The news comes with new photos that confirm the building’s 14 sprawling condos are approximately as lovely as the renderings promised long ago, with moody Roman and Williams interiors to match. The lobby, which has been photographed finished for the first time, will also appeal to fans of brooding glamor.

The half- and full-floor condos feature direct elevator entry, ceiling heights of nearly 11 feet, oak casement double-pane windows, and radiant heated solid oak floors in a chevron pattern.

The photogenic kitchens are done up with Smallbone of Devizes copper backsplashes, Fiore de Pesco marble countertops, black enameled Lacanche ranges, and Waterworks fixtures custom-designed by Roman and Williams in copper. All condos also feature a separate service entrance. (No word on whether it will primarily be used by the career copper polisher the building may or may not come to employ.)

The copper accents carry through to the master bathroom, where there’s a custom William Holland Cuprosa Bateau copper soaking tub and more custom-design Waterworks copper fixtures alongside Paonazzo marble walls and Nero Marquina marble floors.
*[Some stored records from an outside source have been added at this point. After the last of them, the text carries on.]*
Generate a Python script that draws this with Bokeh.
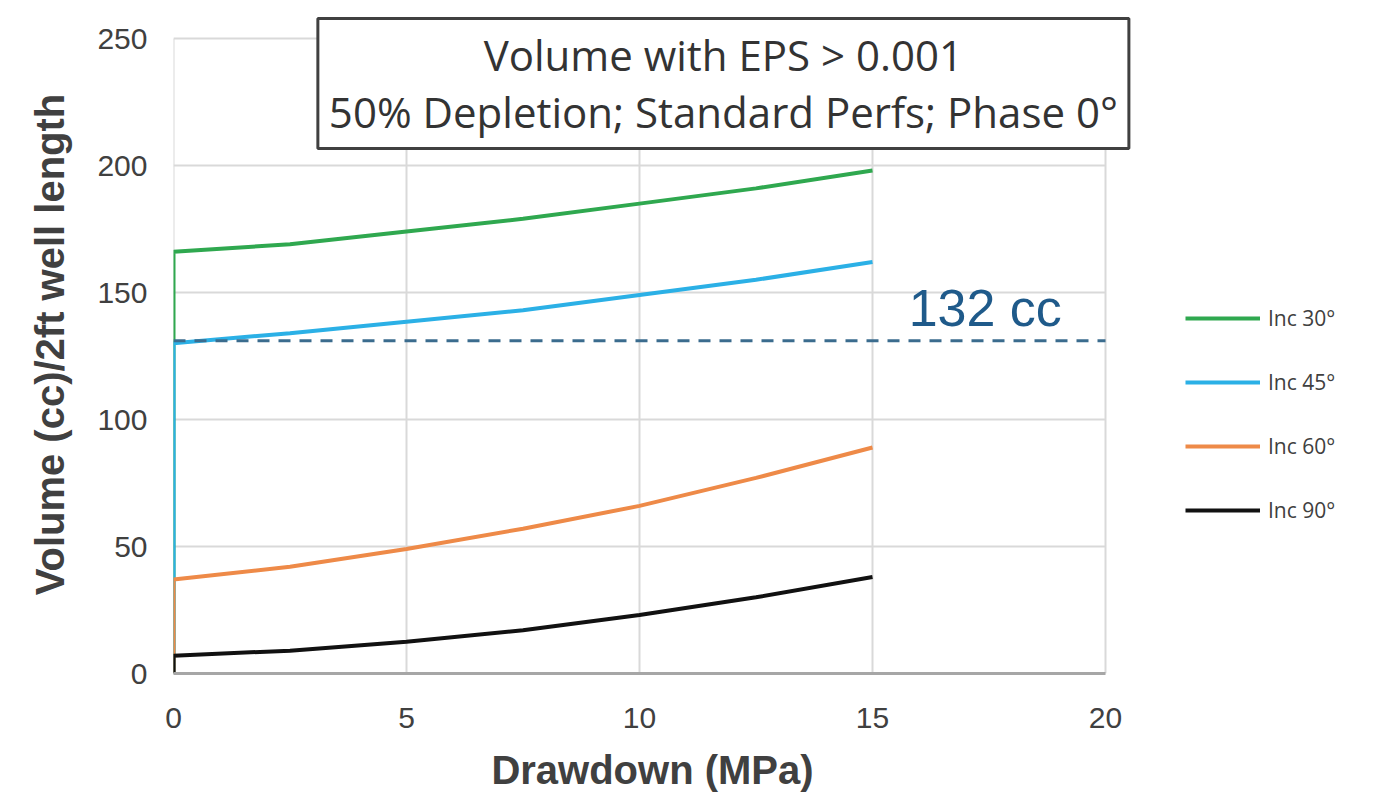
from bokeh.plotting import figure
from bokeh.embed import file_html
from bokeh.resources import INLINE
from bokeh.models import Range1d, Label, FixedTicker, Legend, LegendItem

# ---- data ----
drawdown = [0, 0, 2.5, 5, 7.5, 10, 12.5, 15]
inc30 = [0, 166, 169, 174, 179, 185, 191, 198]
inc45 = [0, 130, 134, 138.5, 143, 149, 155, 162]
inc60 = [0, 37, 42, 49, 57, 66, 77, 89]
inc90 = [0, 7, 9, 12.5, 17, 23, 30, 38]
series_names = ["Inc 30°", "Inc 45°", "Inc 60°", "Inc 90°"]
series_colors = ["#2fa84f", "#2bb0e6", "#ee8a48", "#111111"]
threshold = 131
threshold_label = "132 cc"
title_lines = ["Volume with EPS > 0.001", "50% Depletion; Standard Perfs; Phase 0°"]
x_ticks = [0, 5, 10, 15, 20]
y_ticks = [0, 50, 100, 150, 200, 250]

x_lo, x_hi = x_ticks[0], x_ticks[-1]
y_lo, y_hi = y_ticks[0], y_ticks[-1]

# frame extends a little beyond the axes so the title box can overhang the plot area
p = figure(frame_width=958, frame_height=658, output_backend="svg", toolbar_location=None,
           x_range=Range1d(x_lo, 20.558), y_range=Range1d(y_lo, 259.06),
           min_border_left=173, min_border_right=239, min_border_top=15, min_border_bottom=112)
p.outline_line_color = None
p.background_fill_color = "white"
p.xgrid.visible = False
p.ygrid.visible = False

# grid lines limited to the axes' extent
p.segment(x0=x_ticks, x1=x_ticks, y0=[y_lo] * len(x_ticks), y1=[y_hi] * len(x_ticks),
          line_color="#d9d9d9", line_width=2)
p.segment(x0=[x_lo] * len(y_ticks), x1=[x_hi] * len(y_ticks), y0=y_ticks, y1=y_ticks,
          line_color="#d9d9d9", line_width=2)

items = []
for ys, name, col in zip([inc30, inc45, inc60, inc90], series_names, series_colors):
    r = p.line(drawdown, ys, line_color=col, line_width=4)
    items.append(LegendItem(label=name, renderers=[r]))

p.line([x_lo, x_hi], [threshold, threshold], line_color="#3b6c8e", line_width=3, line_dash="12 9")
p.add_layout(Label(x=17.42, y=144, text=threshold_label, text_align="center",
                   text_baseline="alphabetic", text_font="Liberation Sans",
                   text_font_size="52px", text_color="#1f5a8a"))

# title box (multi-line label with border)
p.add_layout(Label(x=11.80, y=232.3, text="\n".join(title_lines), text_align="center",
                   text_baseline="middle", text_font="Open Sans", text_font_size="42px",
                   text_line_height=1.0, text_color="#333333",
                   background_fill_color="white", background_fill_alpha=1.0,
                   border_line_color="#404040", border_line_width=3,
                   padding=dict(left=11, right=11, top=8, bottom=8)))

# axes
p.xaxis.ticker = FixedTicker(ticks=x_ticks)
p.yaxis.ticker = FixedTicker(ticks=y_ticks)
p.xaxis.bounds = (x_lo, x_hi)
p.yaxis.bounds = (y_lo, y_hi)
for ax in (p.xaxis[0], p.yaxis[0]):
    ax.major_tick_line_color = None
    ax.minor_tick_line_color = None
    ax.major_label_text_font = "Liberation Sans"
    ax.major_label_text_font_size = "30px"
    ax.major_label_text_color = "#404040"
    ax.axis_label_text_font = "Liberation Sans"
    ax.axis_label_text_font_style = "bold"
    ax.axis_label_text_font_size = "40px"
    ax.axis_label_text_color = "#404040"
p.xaxis.axis_label = "Drawdown (MPa)"
p.yaxis.axis_label = "Volume (cc)/2ft well length"
p.xaxis.axis_line_color = "#a6a6a6"
p.xaxis.axis_line_width = 3
p.yaxis.axis_line_color = None
p.xaxis.major_label_standoff = 28
p.yaxis.major_label_standoff = 20
p.xaxis.axis_label_standoff = 17
p.yaxis.axis_label_standoff = 22

lg = Legend(items=items, location=(54, 149))
lg.padding = 0
lg.margin = 0
lg.border_line_color = None
lg.background_fill_alpha = 0
lg.glyph_width = 75
lg.glyph_height = 20
lg.label_height = 20
lg.spacing = 36
lg.label_standoff = 8
lg.label_text_font = "Open Sans"
lg.label_text_font_size = "21px"
lg.label_text_color = "#404040"
p.add_layout(lg, "right")

open("out.html", "w").write(file_html(p, INLINE))
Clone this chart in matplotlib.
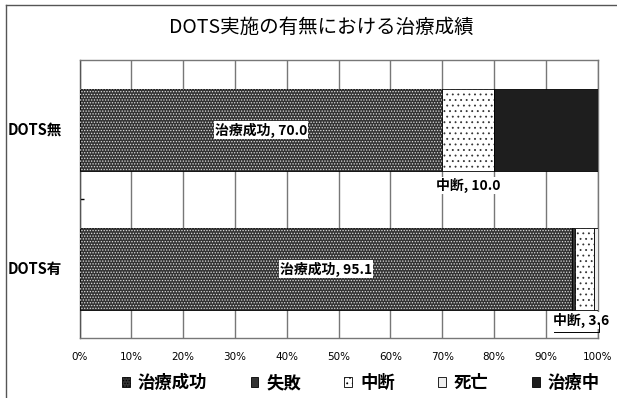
"""
DOTS実施の有無における治療成績 (100% stacked horizontal bars).
"""
import matplotlib
matplotlib.use("Agg")
import matplotlib.pyplot as plt
import matplotlib.transforms as mtransforms
from matplotlib.patches import Patch
from matplotlib.lines import Line2D

plt.rcParams["font.family"] = ["Noto Sans CJK JP", "DejaVu Sans"]
plt.rcParams["hatch.linewidth"] = 0.6

categories = ["DOTS有", "DOTS無"]          # bottom -> top
series = ["治療成功", "失敗", "中断", "死亡", "治療中"]
success = [95.1, 70.0]
failure = [0.5, 0.0]
dropout = [3.6, 10.0]
death = [0.8, 0.0]
ongoing = [0.0, 20.0]
xtick_labels = ["0%", "10%", "20%", "30%", "40%", "50%", "60%", "70%", "80%", "90%", "100%"]

values = [success, failure, dropout, death, ongoing]
# (facecolor, hatch, hatch colour)
styles = [
    ("#333333", "......", "#dddddd"),
    ("#333333", None, None),
    ("white", "...", "#333333"),
    ("#eeeeee", None, None),
    ("#1e1e1e", None, None),
]


def main():
    fig = plt.figure(figsize=(6.17, 3.98), dpi=100)
    ax = fig.add_axes([0.1289, 0.1495, 0.8398, 0.6985])

    ypos = list(range(len(categories)))
    left = [0.0] * len(categories)
    bar_h = 0.595
    for vals, (fc, hatch, hc) in zip(values, styles):
        ax.barh(ypos, vals, left=left, height=bar_h, color=fc,
                edgecolor="black", linewidth=0.6, zorder=3)
        if hatch:
            ax.barh(ypos, vals, left=left, height=bar_h, color="none",
                    edgecolor=hc, hatch=hatch, linewidth=0, zorder=3)
        left = [l + v for l, v in zip(left, vals)]

    # data labels
    lab = dict(fontsize=10, fontweight="bold", ha="center", va="center", zorder=5)
    for i, v in enumerate(success):
        ax.text(v / 2, i, f"治療成功, {v:.1f}",
                bbox=dict(facecolor="white", edgecolor="none", pad=0.8), **lab)
    # 中断 labels below the bars
    ax.text(success[1] + failure[1] + dropout[1] / 2, 1 - 0.4, f"中断, {dropout[1]:.1f}",
            bbox=dict(facecolor="white", edgecolor="none", pad=0.8), **lab)
    ax.text(success[0] + failure[0] - 4.3, 0 - 0.37, f"中断, {dropout[0]:.1f}", ha="left",
            va="center", fontsize=10, fontweight="bold", zorder=5,
            bbox=dict(facecolor="white", edgecolor="none", pad=0.8))
    ax.plot([91.5, 100.2, 100.2], [-0.45, -0.45, -0.39], color="black", lw=0.7,
            zorder=6, clip_on=False)

    ax.set_xlim(0, 100)
    ax.set_ylim(-0.5, 1.5)
    ax.set_xticks(range(0, 101, 10))
    ax.set_xticklabels(xtick_labels, fontsize=7.5, family=["DejaVu Sans"])
    ax.tick_params(axis="x", length=0, pad=10)

    # category labels, left aligned near the chart frame
    ax.set_yticks([])
    trans = mtransforms.blended_transform_factory(ax.transAxes, ax.transData)
    for i, c in enumerate(categories):
        ax.text(-0.138, i, c, transform=trans, ha="left", va="center",
                fontsize=10.5, fontweight="bold")
    ax.set_yticks([0.5], minor=True)
    ax.set_yticklabels([""], minor=True)
    ax.tick_params(axis="y", which="minor", length=3, direction="in", width=1.0)

    ax.grid(axis="x", color="#777777", linewidth=1.0, zorder=0)
    for s in ax.spines.values():
        s.set_color("#777777")
        s.set_linewidth(1.0)
    ax.spines["left"].set_color("#555555")

    fig.suptitle("DOTS実施の有無における治療成績", x=0.52, y=0.958, fontsize=14)

    handles = [Patch(facecolor=fc, edgecolor="black", linewidth=0.6, hatch=hatch)
               for fc, hatch, hc in styles]
    fig.legend(handles, series, loc="center", bbox_to_anchor=(0.585, 0.037), ncol=5,
               frameon=False, prop=dict(size=12.5, weight="bold"),
               handlelength=0.45, handleheight=0.45, handletextpad=0.45,
               columnspacing=2.5)

    # outer chart frame (only top and left edges fall inside the image)
    fig.add_artist(Line2D([6 / 617, 1.0], [1 - 5 / 398, 1 - 5 / 398], color="#555555", lw=1.0))
    fig.add_artist(Line2D([6 / 617, 6 / 617], [0, 1 - 5 / 398], color="#555555", lw=1.0))

    fig.savefig("out.png", dpi=100)


if __name__ == "__main__":
    main()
Available condos in the building range from a Roman and Williams-furnished two-bedroom plus a home office asking $5.3 million to a full-floor four-bedroom, five and a half bath condo with two terraces seeking $21 million.

One of the first condos to close in the building is a three-bedroom, three-bathroom that netted $6.4 million or about $2,737 per square foot, one of the highest prices paid for a condo per square foot in West Chelsea. According to StreetEasy, the average asking price per square foot in the neighborhood is $2,122.

Roman and Williams also designed the building’s exterior with a standout green terracotta facade that was manufactured in upstate New York. Along with the exterior’s custom oak and copper finishes, the building oozes classic materiality in a neighborhood increasingly dominated by glass.